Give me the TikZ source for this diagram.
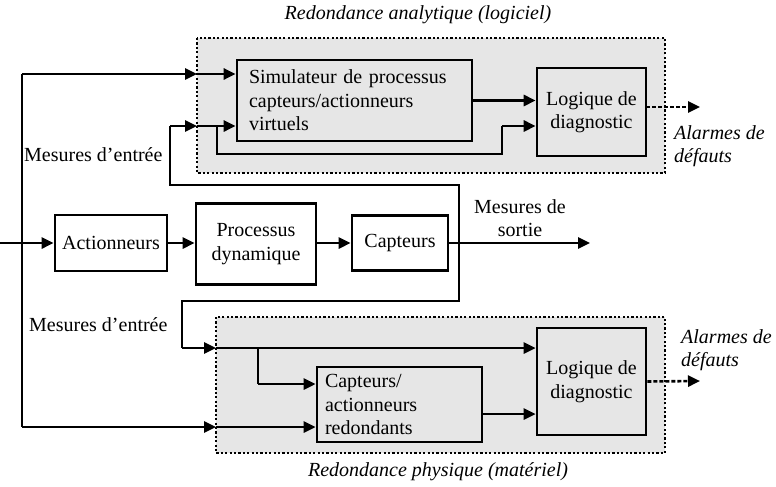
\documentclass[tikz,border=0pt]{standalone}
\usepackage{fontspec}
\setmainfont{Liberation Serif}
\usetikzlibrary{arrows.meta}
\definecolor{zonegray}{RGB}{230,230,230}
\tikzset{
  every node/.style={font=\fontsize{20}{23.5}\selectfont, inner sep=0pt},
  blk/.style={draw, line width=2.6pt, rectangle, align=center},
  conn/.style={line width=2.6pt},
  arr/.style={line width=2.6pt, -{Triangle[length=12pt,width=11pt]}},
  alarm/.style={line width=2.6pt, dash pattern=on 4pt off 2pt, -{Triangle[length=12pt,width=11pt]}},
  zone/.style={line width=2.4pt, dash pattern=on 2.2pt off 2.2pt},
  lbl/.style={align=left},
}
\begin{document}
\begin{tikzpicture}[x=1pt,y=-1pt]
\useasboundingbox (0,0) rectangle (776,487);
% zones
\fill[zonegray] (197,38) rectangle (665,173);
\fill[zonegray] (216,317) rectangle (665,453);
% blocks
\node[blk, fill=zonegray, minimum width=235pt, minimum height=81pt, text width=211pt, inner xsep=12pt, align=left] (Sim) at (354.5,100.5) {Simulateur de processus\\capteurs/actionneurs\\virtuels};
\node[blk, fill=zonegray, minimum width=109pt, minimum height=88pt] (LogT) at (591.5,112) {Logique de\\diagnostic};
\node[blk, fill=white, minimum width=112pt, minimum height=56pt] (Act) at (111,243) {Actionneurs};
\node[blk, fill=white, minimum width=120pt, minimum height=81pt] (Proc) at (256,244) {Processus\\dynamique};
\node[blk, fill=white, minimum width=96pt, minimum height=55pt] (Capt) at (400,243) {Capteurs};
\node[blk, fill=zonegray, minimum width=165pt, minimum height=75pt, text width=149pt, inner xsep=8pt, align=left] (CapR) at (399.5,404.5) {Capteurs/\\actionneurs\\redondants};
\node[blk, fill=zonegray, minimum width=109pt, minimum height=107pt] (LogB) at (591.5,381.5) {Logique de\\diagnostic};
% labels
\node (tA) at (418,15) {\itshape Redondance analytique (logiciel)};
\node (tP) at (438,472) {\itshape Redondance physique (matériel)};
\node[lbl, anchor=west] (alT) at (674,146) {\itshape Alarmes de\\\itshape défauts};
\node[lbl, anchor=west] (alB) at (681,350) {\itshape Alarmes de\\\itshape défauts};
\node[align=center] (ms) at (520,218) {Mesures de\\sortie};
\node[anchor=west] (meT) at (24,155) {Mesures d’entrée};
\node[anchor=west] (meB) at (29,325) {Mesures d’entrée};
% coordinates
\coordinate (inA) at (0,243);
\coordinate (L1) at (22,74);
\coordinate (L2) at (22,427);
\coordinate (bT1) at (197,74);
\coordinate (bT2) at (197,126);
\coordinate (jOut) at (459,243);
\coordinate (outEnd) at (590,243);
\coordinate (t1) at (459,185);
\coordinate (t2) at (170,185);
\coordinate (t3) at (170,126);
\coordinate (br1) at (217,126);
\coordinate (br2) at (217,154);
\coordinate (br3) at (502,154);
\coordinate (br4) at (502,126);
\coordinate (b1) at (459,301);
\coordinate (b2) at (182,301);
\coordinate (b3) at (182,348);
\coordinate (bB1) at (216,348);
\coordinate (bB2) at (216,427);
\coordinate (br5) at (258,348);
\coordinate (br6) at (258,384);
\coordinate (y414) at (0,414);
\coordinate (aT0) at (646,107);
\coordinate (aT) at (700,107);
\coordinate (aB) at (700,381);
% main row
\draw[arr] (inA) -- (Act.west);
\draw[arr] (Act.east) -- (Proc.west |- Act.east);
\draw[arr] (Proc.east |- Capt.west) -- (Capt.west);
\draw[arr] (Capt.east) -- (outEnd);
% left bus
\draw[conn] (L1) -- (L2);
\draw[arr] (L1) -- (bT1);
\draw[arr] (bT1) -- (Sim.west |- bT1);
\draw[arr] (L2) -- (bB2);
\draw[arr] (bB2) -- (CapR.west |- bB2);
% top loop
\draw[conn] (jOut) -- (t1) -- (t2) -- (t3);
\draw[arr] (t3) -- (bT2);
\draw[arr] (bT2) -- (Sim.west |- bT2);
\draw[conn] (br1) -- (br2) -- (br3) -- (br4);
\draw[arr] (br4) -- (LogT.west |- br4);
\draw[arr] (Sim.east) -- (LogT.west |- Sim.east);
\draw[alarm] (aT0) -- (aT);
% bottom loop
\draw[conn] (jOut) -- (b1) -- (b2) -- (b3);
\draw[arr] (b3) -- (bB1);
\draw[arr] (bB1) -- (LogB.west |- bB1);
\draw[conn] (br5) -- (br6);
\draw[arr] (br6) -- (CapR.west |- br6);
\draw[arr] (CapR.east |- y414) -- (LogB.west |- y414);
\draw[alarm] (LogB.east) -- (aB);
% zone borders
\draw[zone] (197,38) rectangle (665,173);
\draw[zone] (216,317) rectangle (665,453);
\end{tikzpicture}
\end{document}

> [Problem requirements] Transcribe all of the material exactly, leaving out whatever pictures it contains.

> [Task solution]
Give me the TikZ source for this diagram.
\documentclass[tikz,border=0pt]{standalone}
\usepackage{fontspec}
\setmainfont{Liberation Serif}
\usetikzlibrary{arrows.meta}
\definecolor{zonegray}{RGB}{230,230,230}
\tikzset{
  every node/.style={font=\fontsize{20}{23.5}\selectfont, inner sep=0pt},
  blk/.style={draw, line width=2.6pt, rectangle, align=center},
  conn/.style={line width=2.6pt},
  arr/.style={line width=2.6pt, -{Triangle[length=12pt,width=11pt]}},
  alarm/.style={line width=2.6pt, dash pattern=on 4pt off 2pt, -{Triangle[length=12pt,width=11pt]}},
  zone/.style={line width=2.4pt, dash pattern=on 2.2pt off 2.2pt},
  lbl/.style={align=left},
}
\begin{document}
\begin{tikzpicture}[x=1pt,y=-1pt]
\useasboundingbox (0,0) rectangle (776,487);
% zones
\fill[zonegray] (197,38) rectangle (665,173);
\fill[zonegray] (216,317) rectangle (665,453);
% blocks
\node[blk, fill=zonegray, minimum width=235pt, minimum height=81pt, text width=211pt, inner xsep=12pt, align=left] (Sim) at (354.5,100.5) {Simulateur de processus\\capteurs/actionneurs\\virtuels};
\node[blk, fill=zonegray, minimum width=109pt, minimum height=88pt] (LogT) at (591.5,112) {Logique de\\diagnostic};
\node[blk, fill=white, minimum width=112pt, minimum height=56pt] (Act) at (111,243) {Actionneurs};
\node[blk, fill=white, minimum width=120pt, minimum height=81pt] (Proc) at (256,244) {Processus\\dynamique};
\node[blk, fill=white, minimum width=96pt, minimum height=55pt] (Capt) at (400,243) {Capteurs};
\node[blk, fill=zonegray, minimum width=165pt, minimum height=75pt, text width=149pt, inner xsep=8pt, align=left] (CapR) at (399.5,404.5) {Capteurs/\\actionneurs\\redondants};
\node[blk, fill=zonegray, minimum width=109pt, minimum height=107pt] (LogB) at (591.5,381.5) {Logique de\\diagnostic};
% labels
\node (tA) at (418,15) {\itshape Redondance analytique (logiciel)};
\node (tP) at (438,472) {\itshape Redondance physique (matériel)};
\node[lbl, anchor=west] (alT) at (674,146) {\itshape Alarmes de\\\itshape défauts};
\node[lbl, anchor=west] (alB) at (681,350) {\itshape Alarmes de\\\itshape défauts};
\node[align=center] (ms) at (520,218) {Mesures de\\sortie};
\node[anchor=west] (meT) at (24,155) {Mesures d’entrée};
\node[anchor=west] (meB) at (29,325) {Mesures d’entrée};
% coordinates
\coordinate (inA) at (0,243);
\coordinate (L1) at (22,74);
\coordinate (L2) at (22,427);
\coordinate (bT1) at (197,74);
\coordinate (bT2) at (197,126);
\coordinate (jOut) at (459,243);
\coordinate (outEnd) at (590,243);
\coordinate (t1) at (459,185);
\coordinate (t2) at (170,185);
\coordinate (t3) at (170,126);
\coordinate (br1) at (217,126);
\coordinate (br2) at (217,154);
\coordinate (br3) at (502,154);
\coordinate (br4) at (502,126);
\coordinate (b1) at (459,301);
\coordinate (b2) at (182,301);
\coordinate (b3) at (182,348);
\coordinate (bB1) at (216,348);
\coordinate (bB2) at (216,427);
\coordinate (br5) at (258,348);
\coordinate (br6) at (258,384);
\coordinate (y414) at (0,414);
\coordinate (aT0) at (646,107);
\coordinate (aT) at (700,107);
\coordinate (aB) at (700,381);
% main row
\draw[arr] (inA) -- (Act.west);
\draw[arr] (Act.east) -- (Proc.west |- Act.east);
\draw[arr] (Proc.east |- Capt.west) -- (Capt.west);
\draw[arr] (Capt.east) -- (outEnd);
% left bus
\draw[conn] (L1) -- (L2);
\draw[arr] (L1) -- (bT1);
\draw[arr] (bT1) -- (Sim.west |- bT1);
\draw[arr] (L2) -- (bB2);
\draw[arr] (bB2) -- (CapR.west |- bB2);
% top loop
\draw[conn] (jOut) -- (t1) -- (t2) -- (t3);
\draw[arr] (t3) -- (bT2);
\draw[arr] (bT2) -- (Sim.west |- bT2);
\draw[conn] (br1) -- (br2) -- (br3) -- (br4);
\draw[arr] (br4) -- (LogT.west |- br4);
\draw[arr] (Sim.east) -- (LogT.west |- Sim.east);
\draw[alarm] (aT0) -- (aT);
% bottom loop
\draw[conn] (jOut) -- (b1) -- (b2) -- (b3);
\draw[arr] (b3) -- (bB1);
\draw[arr] (bB1) -- (LogB.west |- bB1);
\draw[conn] (br5) -- (br6);
\draw[arr] (br6) -- (CapR.west |- br6);
\draw[arr] (CapR.east |- y414) -- (LogB.west |- y414);
\draw[alarm] (LogB.east) -- (aB);
% zone borders
\draw[zone] (197,38) rectangle (665,173);
\draw[zone] (216,317) rectangle (665,453);
\end{tikzpicture}
\end{document}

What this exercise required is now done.